‘And what is to explain my absence? No, no, the secret is one no longer, and it has been intolerable enough already,’ said Owen, recklessly. ‘Poor Honor, it will be a grievous business, and little Phœbe will be a kind messenger. Won’t you, Phœbe? I leave my cause in your hands.’

‘But,’ faltered Phœbe, ‘she should hear who—’

‘Simple child, you can’t draw inferences. Cilla wouldn’t have asked. Don’t you remember her darling at Wrapworth? People shouldn’t throw such splendid women in one’s way, especially when they are made of such inflammable materials, and take fire at a civil word. So ill, poor thing! Now, Robert, on your honour, has not the mother been working on you?’

‘I tell you not what the mother told me, but what the medical man said. Low nervous fever set in long ago, and she has never recovered her confinement. Heat and closeness were already destroying her, when my disclosure that you were not abroad, as she had been led to believe, brought on fainting, and almost immediate delirium. This was last evening, she was worse this morning.’

‘Poor girl, poor girl!’ muttered Owen, his face almost convulsed with emotion. ‘There was no helping it. She would have drowned herself if I had not taken her with me—quite capable of it! after those intolerable women at Wrapworth had opened fire.
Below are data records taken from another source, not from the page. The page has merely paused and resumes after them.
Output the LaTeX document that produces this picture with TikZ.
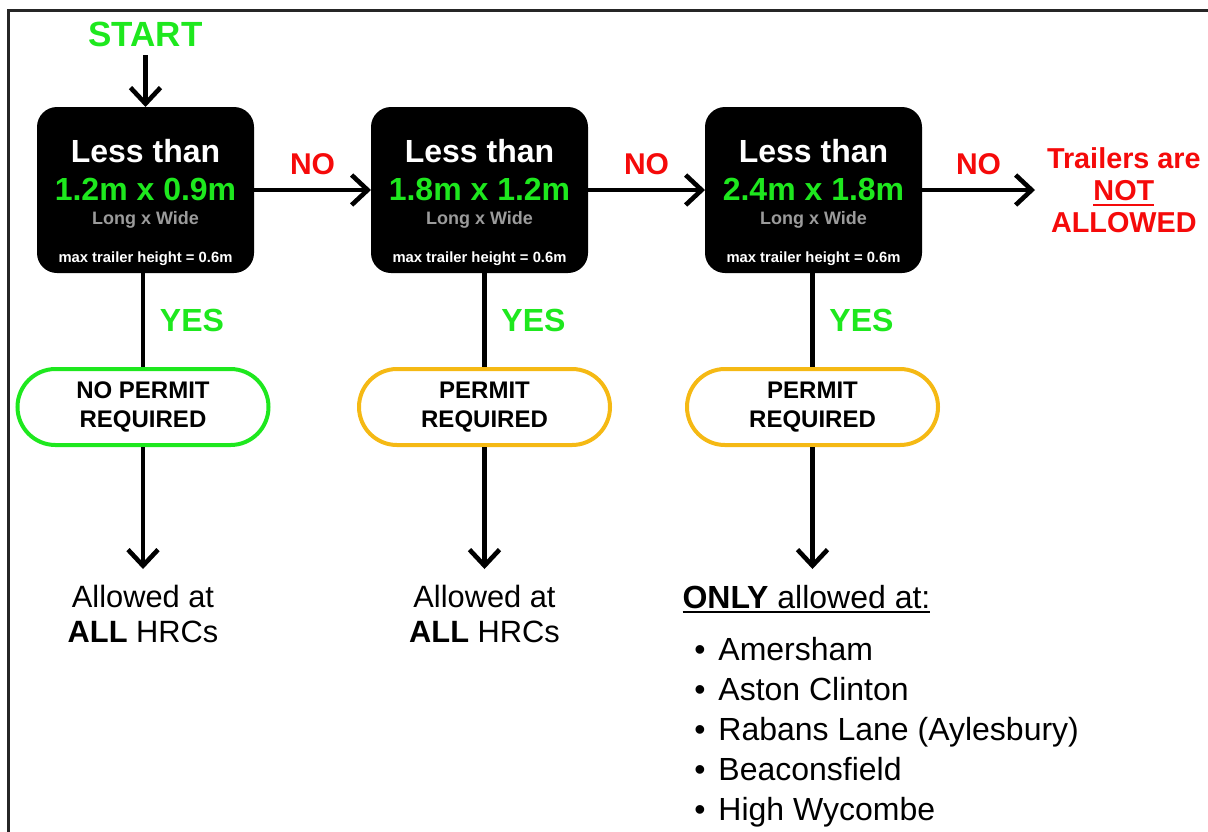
\documentclass[tikz,border=0pt]{standalone}
\usepackage{fontspec}
\setmainfont{Liberation Sans}
\usetikzlibrary{positioning}
\usetikzlibrary{arrows.meta}
\definecolor{okgreen}{RGB}{30,232,30}
\definecolor{stopred}{RGB}{245,10,10}
\definecolor{permitgold}{RGB}{245,185,20}
\definecolor{dimgrey}{RGB}{155,155,155}
\newsavebox{\ulbox}
\newcommand{\thickul}[1]{\sbox\ulbox{#1}\rlap{\rule[-2.6pt]{\wd\ulbox}{1pt}}\usebox\ulbox}
\tikzstyle{sizebox} = [rectangle, rounded corners=10pt, fill=black,
minimum width=108.5pt, minimum height=83pt, outer sep=0pt]
\tikzstyle{boxtext} = [inner sep=0pt, text=white,
font=\bfseries\fontsize{16}{16}\selectfont]
\tikzstyle{pill} = [rectangle, rounded corners=19pt, draw, line width=2pt,
minimum width=125.5pt, minimum height=38pt, align=center,
font=\bfseries\fontsize{12}{14.5}\selectfont]
\tikzstyle{dest} = [align=center, inner sep=8pt, outer sep=0pt,
font=\fontsize{15.4}{17.5}\selectfont]
\tikzstyle{line} = [draw, line width=2.3pt,
-{Straight Barb[length=8pt,width=15pt]}]

\begin{document}
\begin{tikzpicture}[x=0.5pt, y=-0.5pt]
    \clip (0,0) rectangle (1208,831);
    \draw [line width=1.5pt, black!85] (8,10) rectangle (1240,860);
    %% Size checks
    \node [sizebox] (B1) at (145.5,190) {};
    \node [sizebox, right=58.5pt of B1] (B2) {};
    \node [sizebox, right=58.5pt of B2] (B3) {};
    \foreach \b/\dims in {B1/{1.2m x 0.9m}, B2/{1.8m x 1.2m}, B3/{2.4m x 1.8m}} {
      \node [boxtext, anchor=base] (\b-a) at ([yshift=14pt]\b.center) {Less than};
      \node [boxtext, anchor=base, text=okgreen] (\b-b) at ([yshift=-5pt]\b.center) {\dims};
      \node [boxtext, anchor=base, text=dimgrey, font=\bfseries\fontsize{9}{9}\selectfont] (\b-c) at ([yshift=-17pt]\b.center) {Long x Wide};
      \node [boxtext, anchor=base, font=\bfseries\fontsize{7.4}{7.4}\selectfont] (\b-d) at ([yshift=-36pt]\b.center) {max trailer height = 0.6m};
    }
    \node [above=26pt of B1, inner sep=4pt, text=okgreen, font=\bfseries\fontsize{17.5}{17.5}\selectfont] (start) {START};
    \node [right=56.5pt of B3, align=center, inner xsep=6pt, outer sep=0pt, text=stopred, font=\bfseries\fontsize{14.4}{16}\selectfont] (stop) {Trailers are\\\thickul{NOT}\\ALLOWED};
    %% Permits
    \node [pill, draw=okgreen, below=47pt of B1, xshift=-1.25pt] (P1) {NO PERMIT\\REQUIRED};
    \node [pill, draw=permitgold, below=47pt of B2, xshift=2.5pt] (P2) {PERMIT\\REQUIRED};
    \node [pill, draw=permitgold, below=47pt of B3, xshift=-0.5pt] (P3) {PERMIT\\REQUIRED};
    \node [dest, below=61pt of P1] (A1) {Allowed at\\\textbf{ALL} HRCs};
    \node [dest, below=61pt of P2] (A2) {Allowed at\\\textbf{ALL} HRCs};
    \node [dest, below=61pt of P3, xshift=-3pt, font=\fontsize{16}{17.5}\selectfont] (A3) {\thickul{\textbf{ONLY} allowed at:}};
    \foreach \place [count=\i] in {Amersham, Aston Clinton, Rabans Lane (Aylesbury), Beaconsfield, High Wycombe}
      \node [anchor=base west, inner sep=0pt, font=\fontsize{16}{16}\selectfont] (L\i) at (694, {620+40*\i}) {\textbullet\hspace{6.4pt}\place};
    %% Flows
    \path [line] (start) -- (B1);
    \path [line] (B1) to node [midway, above=3pt, text=stopred, font=\bfseries\fontsize{15}{15}\selectfont] (no1) {NO} (B2);
    \path [line] (B2) to node [midway, above=3pt, text=stopred, font=\bfseries\fontsize{15}{15}\selectfont] (no2) {NO} (B3);
    \path [line] (B3) to node [midway, above=3pt, text=stopred, font=\bfseries\fontsize{15}{15}\selectfont] (no3) {NO} (stop);
    \path [draw, line width=2.3pt] (B1.south -| P1) to node [midway, right=4pt, text=okgreen, font=\bfseries\fontsize{16}{16}\selectfont] (yes1) {YES} (P1);
    \path [draw, line width=2.3pt] (B2.south -| P2) to node [midway, right=4pt, text=okgreen, font=\bfseries\fontsize{16}{16}\selectfont] (yes2) {YES} (P2);
    \path [draw, line width=2.3pt] (B3.south -| P3) to node [midway, right=4pt, text=okgreen, font=\bfseries\fontsize{16}{16}\selectfont] (yes3) {YES} (P3);
    \path [line] (P1) -- (A1);
    \path [line] (P2) -- (A2);
    \path [line] (P3) -- (P3 |- A3.north);
\end{tikzpicture}
\end{document}
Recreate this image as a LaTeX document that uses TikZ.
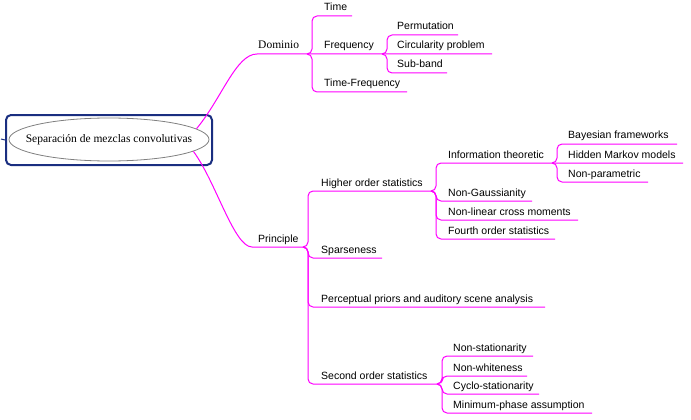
\documentclass[tikz,border=0pt]{standalone}
\usepackage{fontspec}
\setmainfont{Liberation Serif}
\newfontfamily\labelfont{Liberation Sans}
\usetikzlibrary{shapes.geometric}
\definecolor{mag}{HTML}{FF00FF}
\definecolor{navy}{HTML}{1A2E80}
\tikzset{
  br/.style={draw=mag, line width=1pt, rounded corners=5pt},
  lbl/.style={anchor=base west, inner sep=0pt, font=\labelfont\fontsize{10.5}{12}\selectfont},
  slbl/.style={anchor=base west, inner sep=0pt, font=\fontsize{11.5}{13}\selectfont},
}
\begin{document}
\begin{tikzpicture}[x=1pt,y=-1pt]
\useasboundingbox (0,0) rectangle (691,420);
% root
\node[draw=navy, line width=2pt, rounded corners=5pt, minimum width=206pt, minimum height=50pt] (rootbox) at (109,140) {};
\node[ellipse, draw=gray, fill=white, line width=0.8pt, minimum width=200pt, minimum height=43pt, inner sep=0pt] (root) at (109,139.5) {};
\node[inner sep=0pt, font=\fontsize{11.5}{13}\selectfont] (roottext) at (root.center) {Separación de mezclas convolutivas};
\coordinate (stub) at (1,139);
\draw[navy, line width=1pt] (stub) -- (rootbox.west);
% branch ends (coordinates of underline ends)
\coordinate (dom-s) at (262,54);
\coordinate (dom-e) at (307,54);
\coordinate (time-e) at (352,16);
\coordinate (freq-e) at (382,54);
\coordinate (tf-e) at (407,92);
\coordinate (perm-e) at (458,35);
\coordinate (circ-e) at (492,54);
\coordinate (sub-e) at (447,73);
\coordinate (prin-s) at (257,247);
\coordinate (prin-e) at (303,247);
\coordinate (hos-e) at (431,191);
\coordinate (sp-e) at (382,258);
\coordinate (perc-e) at (545,307);
\coordinate (sos-e) at (437,384);
\coordinate (it-e) at (552,163);
\coordinate (ng-e) at (532,201);
\coordinate (nl-e) at (578,220);
\coordinate (fo-e) at (555,239);
\coordinate (bay-e) at (677,144);
\coordinate (hmm-e) at (683,163);
\coordinate (np-e) at (648,182);
\coordinate (ns-e) at (533,356);
\coordinate (nw-e) at (527,376);
\coordinate (cs-e) at (539,394);
\coordinate (mp-e) at (592,413);
% labels
\node[slbl] (dom) at (258,49) {Dominio};
\node[lbl] (time) at (324,11) {Time};
\node[lbl] (freq) at (324,49) {Frequency};
\node[lbl] (tf) at (324,87) {Time-Frequency};
\node[lbl] (perm) at (397,30) {Permutation};
\node[lbl] (circ) at (397,49) {Circularity problem};
\node[lbl] (sub) at (397,68) {Sub-band};
\node[lbl] (prin) at (258,242) {Principle};
\node[lbl] (hos) at (321,186) {Higher order statistics};
\node[lbl] (sp) at (321,253) {Sparseness};
\node[lbl] (perc) at (321,302) {Perceptual priors and auditory scene analysis};
\node[lbl] (sos) at (321,379) {Second order statistics};
\node[lbl] (it) at (448,158) {Information theoretic};
\node[lbl] (ng) at (448,196) {Non-Gaussianity};
\node[lbl] (nl) at (448,215) {Non-linear cross moments};
\node[lbl] (fo) at (448,234) {Fourth order statistics};
\node[lbl] (bay) at (568,139) {Bayesian frameworks};
\node[lbl] (hmm) at (568,158) {Hidden Markov models};
\node[lbl] (np) at (568,177) {Non-parametric};
\node[lbl] (ns) at (453,351) {Non-stationarity};
\node[lbl] (nw) at (453,371) {Non-whiteness};
\node[lbl] (cs) at (453,389) {Cyclo-stationarity};
\node[lbl] (mp) at (453,408) {Minimum-phase assumption};
% root connectors (continuing through the straight child lines)
\draw[br] (root.7) .. controls (222,98) and (236,54) .. (dom-s) -- (dom-e) -- (freq-e) -- (circ-e);
\draw[br] (root.-8) .. controls (216,182) and (234,247) .. (prin-s) -- (prin-e);
% Dominio
\draw[br] (dom-e) -- ++(5,0) |- (time-e);
\draw[br] (dom-e) -- ++(5,0) |- (tf-e);
\draw[br] (freq-e) -- ++(5,0) |- (perm-e);
\draw[br] (freq-e) -- ++(5,0) |- (sub-e);
% Principle
\draw[br] (prin-e) -- ++(5,0) |- (hos-e);
\draw[br] (prin-e) -- ++(5,0) |- (sp-e);
\draw[br] (prin-e) -- ++(5,0) |- (perc-e);
\draw[br] (prin-e) -- ++(5,0) |- (sos-e);
\draw[br] (hos-e) -- ++(5,0) |- (it-e) -- (hmm-e);
\draw[br] (hos-e) -- ++(5,0) |- (ng-e);
\draw[br] (hos-e) -- ++(5,0) |- (nl-e);
\draw[br] (hos-e) -- ++(5,0) |- (fo-e);
\draw[br] (it-e) -- ++(5,0) |- (bay-e);
\draw[br] (it-e) -- ++(5,0) |- (np-e);
\draw[br] (sos-e) -- ++(5,0) |- (ns-e);
\draw[br] (sos-e) -- ++(5,0) |- (nw-e);
\draw[br] (sos-e) -- ++(5,0) |- (cs-e);
\draw[br] (sos-e) -- ++(5,0) |- (mp-e);
\end{tikzpicture}
\end{document}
I wish women’s tongues were cut out by act of parliament. So, Phœbe, tell poor Honor that I know I am unpardonable, but I am sincerely sorry for her. I fell into it, there’s no knowing how, and she would pity me, and so would you, if you knew what I have gone through. Good-bye, Phœbe. Most likely I shall never see you again. Won’t you shake hands, and tell me you are sorry for me?’

‘I should be, if you seemed more sorry for your wife than yourself,’ she said, holding out her hand, but by no means prepared for his not only pressing it with fervour, but carrying it to his lips.

Then, as Robert started forward with an impulse of snatching her from him, he almost threw it from his grasp, and with a long sigh very like bitter regret, and a murmur that resembled ‘That’s a little angel,’ he mounted the bank. Robert only tarried to say, ‘May I be able to bear with him! Phœbe, do your best for poor Miss Charlecote. I will write.’

Phœbe sat down at the foot of a tree, veiled by the waving ferns, to take breath and understand what had passed. Her first act was to strike one hand across the other, as though to obliterate the kiss, then to draw off her glove, and drop it in the

deepest of the fern, never to be worn again. Hateful! With that poor neglected wife pining to death in those stifling city streets, to be making sport in those forest glades. Shame! shame! But oh! worst of all was his patronizing pity for Miss Charlecote! Phœbe’s own mission to Miss Charlecote was dreadful enough, and she could have sat for hours deliberating on the mode of carrying grief and dismay to her friend, who had looked so joyous and exulting with her boy by her side as she drove upon the ground; but there was no time to be lost, and rousing herself into action with strong effort, Phœbe left the fern brake, walking like one in a dream, and exchanging civilities with various persons who wondered to see her alone, made her way to the principal marquee, where luncheon had taken place, and which always served as the rendezvous. Here sat mammas, keeping up talk enough for civility, and peeping out restlessly to cluck their broods together; here gentlemen stood in knots, talking county business; servants congregated in the rear, to call the carriages; stragglers gradually streamed together, and ‘Oh! here you are,’ was the staple exclamation.

It was uttered by Mrs. Fulmort as Phœbe appeared, and was followed by plaintive inquiries for her sisters, and assurances that it would have been better to have stayed in the cool tent, and gone home at once. Phœbe consoled her by ordering the carriage, and explaining that her sisters were at hand with some other girls, then begged leave to go home with Miss Charlecote for the night.